#### Directions:
Output all lines exactly, with nothing added or dropped.

++++ Dataset extract

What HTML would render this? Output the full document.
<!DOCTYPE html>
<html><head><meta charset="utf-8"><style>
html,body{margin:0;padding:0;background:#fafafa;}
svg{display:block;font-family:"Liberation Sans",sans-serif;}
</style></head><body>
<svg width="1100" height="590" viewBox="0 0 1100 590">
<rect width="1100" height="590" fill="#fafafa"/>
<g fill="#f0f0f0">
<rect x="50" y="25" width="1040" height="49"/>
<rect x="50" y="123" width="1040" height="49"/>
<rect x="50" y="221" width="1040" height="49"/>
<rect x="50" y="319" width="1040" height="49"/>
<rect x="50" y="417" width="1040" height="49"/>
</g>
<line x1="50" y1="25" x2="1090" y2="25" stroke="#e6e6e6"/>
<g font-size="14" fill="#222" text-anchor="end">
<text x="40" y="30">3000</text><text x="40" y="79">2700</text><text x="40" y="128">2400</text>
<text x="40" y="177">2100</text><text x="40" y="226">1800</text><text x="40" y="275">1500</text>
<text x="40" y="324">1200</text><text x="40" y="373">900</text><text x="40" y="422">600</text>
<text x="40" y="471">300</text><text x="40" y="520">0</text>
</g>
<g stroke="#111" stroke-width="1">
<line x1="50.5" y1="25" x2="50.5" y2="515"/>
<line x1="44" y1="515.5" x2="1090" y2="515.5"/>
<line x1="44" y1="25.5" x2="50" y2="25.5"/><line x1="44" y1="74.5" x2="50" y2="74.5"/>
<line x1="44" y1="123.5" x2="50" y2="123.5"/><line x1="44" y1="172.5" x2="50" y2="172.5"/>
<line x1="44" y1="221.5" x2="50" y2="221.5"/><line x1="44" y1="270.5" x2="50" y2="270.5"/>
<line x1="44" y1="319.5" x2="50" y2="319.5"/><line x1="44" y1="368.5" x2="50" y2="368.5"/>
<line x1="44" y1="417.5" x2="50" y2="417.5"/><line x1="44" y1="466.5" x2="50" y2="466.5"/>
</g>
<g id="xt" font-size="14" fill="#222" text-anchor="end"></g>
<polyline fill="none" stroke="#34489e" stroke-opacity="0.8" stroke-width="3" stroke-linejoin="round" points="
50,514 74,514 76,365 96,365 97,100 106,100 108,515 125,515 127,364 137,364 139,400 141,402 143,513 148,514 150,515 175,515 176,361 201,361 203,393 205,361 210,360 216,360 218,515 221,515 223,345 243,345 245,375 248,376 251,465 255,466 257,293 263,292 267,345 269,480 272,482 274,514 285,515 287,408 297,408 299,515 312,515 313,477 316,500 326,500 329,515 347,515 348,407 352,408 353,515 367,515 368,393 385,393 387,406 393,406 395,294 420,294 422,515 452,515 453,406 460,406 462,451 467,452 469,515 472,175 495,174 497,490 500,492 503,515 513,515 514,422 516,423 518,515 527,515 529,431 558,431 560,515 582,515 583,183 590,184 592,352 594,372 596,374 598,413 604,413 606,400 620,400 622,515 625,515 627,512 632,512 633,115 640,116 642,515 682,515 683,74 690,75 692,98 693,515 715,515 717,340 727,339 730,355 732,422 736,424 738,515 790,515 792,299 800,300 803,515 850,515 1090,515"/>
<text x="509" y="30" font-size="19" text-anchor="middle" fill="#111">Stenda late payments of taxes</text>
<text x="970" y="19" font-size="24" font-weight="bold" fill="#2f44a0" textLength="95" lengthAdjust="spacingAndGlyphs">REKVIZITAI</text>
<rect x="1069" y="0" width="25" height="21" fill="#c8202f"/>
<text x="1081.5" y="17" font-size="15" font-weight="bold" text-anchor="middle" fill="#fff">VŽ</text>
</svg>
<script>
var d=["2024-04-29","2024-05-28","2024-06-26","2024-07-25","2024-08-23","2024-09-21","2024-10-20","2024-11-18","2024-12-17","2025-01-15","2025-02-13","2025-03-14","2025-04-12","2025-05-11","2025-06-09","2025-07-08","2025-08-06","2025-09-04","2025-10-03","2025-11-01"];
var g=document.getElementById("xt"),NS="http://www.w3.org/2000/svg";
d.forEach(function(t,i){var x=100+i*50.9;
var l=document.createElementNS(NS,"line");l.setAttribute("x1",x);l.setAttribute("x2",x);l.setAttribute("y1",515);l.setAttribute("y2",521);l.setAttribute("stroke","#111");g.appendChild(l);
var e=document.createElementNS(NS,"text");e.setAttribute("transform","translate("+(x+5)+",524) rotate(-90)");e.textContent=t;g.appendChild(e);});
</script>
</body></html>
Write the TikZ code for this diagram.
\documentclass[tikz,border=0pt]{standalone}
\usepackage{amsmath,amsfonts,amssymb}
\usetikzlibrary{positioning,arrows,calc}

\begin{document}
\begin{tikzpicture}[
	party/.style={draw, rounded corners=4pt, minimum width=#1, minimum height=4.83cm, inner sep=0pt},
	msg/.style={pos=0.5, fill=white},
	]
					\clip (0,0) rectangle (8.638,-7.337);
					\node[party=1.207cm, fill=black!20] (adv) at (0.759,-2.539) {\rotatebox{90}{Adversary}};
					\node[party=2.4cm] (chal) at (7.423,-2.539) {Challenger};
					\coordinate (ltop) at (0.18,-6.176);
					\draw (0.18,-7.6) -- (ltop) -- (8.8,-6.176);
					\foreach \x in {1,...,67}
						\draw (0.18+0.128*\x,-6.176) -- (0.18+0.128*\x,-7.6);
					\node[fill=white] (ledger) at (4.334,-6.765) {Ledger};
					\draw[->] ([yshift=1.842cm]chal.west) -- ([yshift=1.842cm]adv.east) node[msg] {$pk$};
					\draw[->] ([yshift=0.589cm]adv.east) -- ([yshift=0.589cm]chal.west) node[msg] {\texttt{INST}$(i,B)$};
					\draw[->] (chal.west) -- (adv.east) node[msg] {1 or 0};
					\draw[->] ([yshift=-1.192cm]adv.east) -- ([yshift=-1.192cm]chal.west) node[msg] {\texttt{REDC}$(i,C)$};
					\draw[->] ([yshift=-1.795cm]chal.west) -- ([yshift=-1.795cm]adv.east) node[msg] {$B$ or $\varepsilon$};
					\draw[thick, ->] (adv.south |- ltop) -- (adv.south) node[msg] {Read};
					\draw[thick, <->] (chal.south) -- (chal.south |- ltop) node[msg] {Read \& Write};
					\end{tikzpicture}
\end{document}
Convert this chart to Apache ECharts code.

++++++++

#### Solved problem:
What HTML would render this? Output the full document.
<!DOCTYPE html>
<html><head><meta charset="utf-8"><style>
html,body{margin:0;padding:0;background:#fafafa;}
svg{display:block;font-family:"Liberation Sans",sans-serif;}
</style></head><body>
<svg width="1100" height="590" viewBox="0 0 1100 590">
<rect width="1100" height="590" fill="#fafafa"/>
<g fill="#f0f0f0">
<rect x="50" y="25" width="1040" height="49"/>
<rect x="50" y="123" width="1040" height="49"/>
<rect x="50" y="221" width="1040" height="49"/>
<rect x="50" y="319" width="1040" height="49"/>
<rect x="50" y="417" width="1040" height="49"/>
</g>
<line x1="50" y1="25" x2="1090" y2="25" stroke="#e6e6e6"/>
<g font-size="14" fill="#222" text-anchor="end">
<text x="40" y="30">3000</text><text x="40" y="79">2700</text><text x="40" y="128">2400</text>
<text x="40" y="177">2100</text><text x="40" y="226">1800</text><text x="40" y="275">1500</text>
<text x="40" y="324">1200</text><text x="40" y="373">900</text><text x="40" y="422">600</text>
<text x="40" y="471">300</text><text x="40" y="520">0</text>
</g>
<g stroke="#111" stroke-width="1">
<line x1="50.5" y1="25" x2="50.5" y2="515"/>
<line x1="44" y1="515.5" x2="1090" y2="515.5"/>
<line x1="44" y1="25.5" x2="50" y2="25.5"/><line x1="44" y1="74.5" x2="50" y2="74.5"/>
<line x1="44" y1="123.5" x2="50" y2="123.5"/><line x1="44" y1="172.5" x2="50" y2="172.5"/>
<line x1="44" y1="221.5" x2="50" y2="221.5"/><line x1="44" y1="270.5" x2="50" y2="270.5"/>
<line x1="44" y1="319.5" x2="50" y2="319.5"/><line x1="44" y1="368.5" x2="50" y2="368.5"/>
<line x1="44" y1="417.5" x2="50" y2="417.5"/><line x1="44" y1="466.5" x2="50" y2="466.5"/>
</g>
<g id="xt" font-size="14" fill="#222" text-anchor="end"></g>
<polyline fill="none" stroke="#34489e" stroke-opacity="0.8" stroke-width="3" stroke-linejoin="round" points="
50,514 74,514 76,365 96,365 97,100 106,100 108,515 125,515 127,364 137,364 139,400 141,402 143,513 148,514 150,515 175,515 176,361 201,361 203,393 205,361 210,360 216,360 218,515 221,515 223,345 243,345 245,375 248,376 251,465 255,466 257,293 263,292 267,345 269,480 272,482 274,514 285,515 287,408 297,408 299,515 312,515 313,477 316,500 326,500 329,515 347,515 348,407 352,408 353,515 367,515 368,393 385,393 387,406 393,406 395,294 420,294 422,515 452,515 453,406 460,406 462,451 467,452 469,515 472,175 495,174 497,490 500,492 503,515 513,515 514,422 516,423 518,515 527,515 529,431 558,431 560,515 582,515 583,183 590,184 592,352 594,372 596,374 598,413 604,413 606,400 620,400 622,515 625,515 627,512 632,512 633,115 640,116 642,515 682,515 683,74 690,75 692,98 693,515 715,515 717,340 727,339 730,355 732,422 736,424 738,515 790,515 792,299 800,300 803,515 850,515 1090,515"/>
<text x="509" y="30" font-size="19" text-anchor="middle" fill="#111">Stenda late payments of taxes</text>
<text x="970" y="19" font-size="24" font-weight="bold" fill="#2f44a0" textLength="95" lengthAdjust="spacingAndGlyphs">REKVIZITAI</text>
<rect x="1069" y="0" width="25" height="21" fill="#c8202f"/>
<text x="1081.5" y="17" font-size="15" font-weight="bold" text-anchor="middle" fill="#fff">VŽ</text>
</svg>
<script>
var d=["2024-04-29","2024-05-28","2024-06-26","2024-07-25","2024-08-23","2024-09-21","2024-10-20","2024-11-18","2024-12-17","2025-01-15","2025-02-13","2025-03-14","2025-04-12","2025-05-11","2025-06-09","2025-07-08","2025-08-06","2025-09-04","2025-10-03","2025-11-01"];
var g=document.getElementById("xt"),NS="http://www.w3.org/2000/svg";
d.forEach(function(t,i){var x=100+i*50.9;
var l=document.createElementNS(NS,"line");l.setAttribute("x1",x);l.setAttribute("x2",x);l.setAttribute("y1",515);l.setAttribute("y2",521);l.setAttribute("stroke","#111");g.appendChild(l);
var e=document.createElementNS(NS,"text");e.setAttribute("transform","translate("+(x+5)+",524) rotate(-90)");e.textContent=t;g.appendChild(e);});
</script>
</body></html>
Write the TikZ code for this diagram.
\documentclass[tikz,border=0pt]{standalone}
\usepackage{amsmath,amsfonts,amssymb}
\usetikzlibrary{positioning,arrows,calc}

\begin{document}
\begin{tikzpicture}[
	party/.style={draw, rounded corners=4pt, minimum width=#1, minimum height=4.83cm, inner sep=0pt},
	msg/.style={pos=0.5, fill=white},
	]
					\clip (0,0) rectangle (8.638,-7.337);
					\node[party=1.207cm, fill=black!20] (adv) at (0.759,-2.539) {\rotatebox{90}{Adversary}};
					\node[party=2.4cm] (chal) at (7.423,-2.539) {Challenger};
					\coordinate (ltop) at (0.18,-6.176);
					\draw (0.18,-7.6) -- (ltop) -- (8.8,-6.176);
					\foreach \x in {1,...,67}
						\draw (0.18+0.128*\x,-6.176) -- (0.18+0.128*\x,-7.6);
					\node[fill=white] (ledger) at (4.334,-6.765) {Ledger};
					\draw[->] ([yshift=1.842cm]chal.west) -- ([yshift=1.842cm]adv.east) node[msg] {$pk$};
					\draw[->] ([yshift=0.589cm]adv.east) -- ([yshift=0.589cm]chal.west) node[msg] {\texttt{INST}$(i,B)$};
					\draw[->] (chal.west) -- (adv.east) node[msg] {1 or 0};
					\draw[->] ([yshift=-1.192cm]adv.east) -- ([yshift=-1.192cm]chal.west) node[msg] {\texttt{REDC}$(i,C)$};
					\draw[->] ([yshift=-1.795cm]chal.west) -- ([yshift=-1.795cm]adv.east) node[msg] {$B$ or $\varepsilon$};
					\draw[thick, ->] (adv.south |- ltop) -- (adv.south) node[msg] {Read};
					\draw[thick, <->] (chal.south) -- (chal.south |- ltop) node[msg] {Read \& Write};
					\end{tikzpicture}
\end{document}
Convert this chart to Apache ECharts code.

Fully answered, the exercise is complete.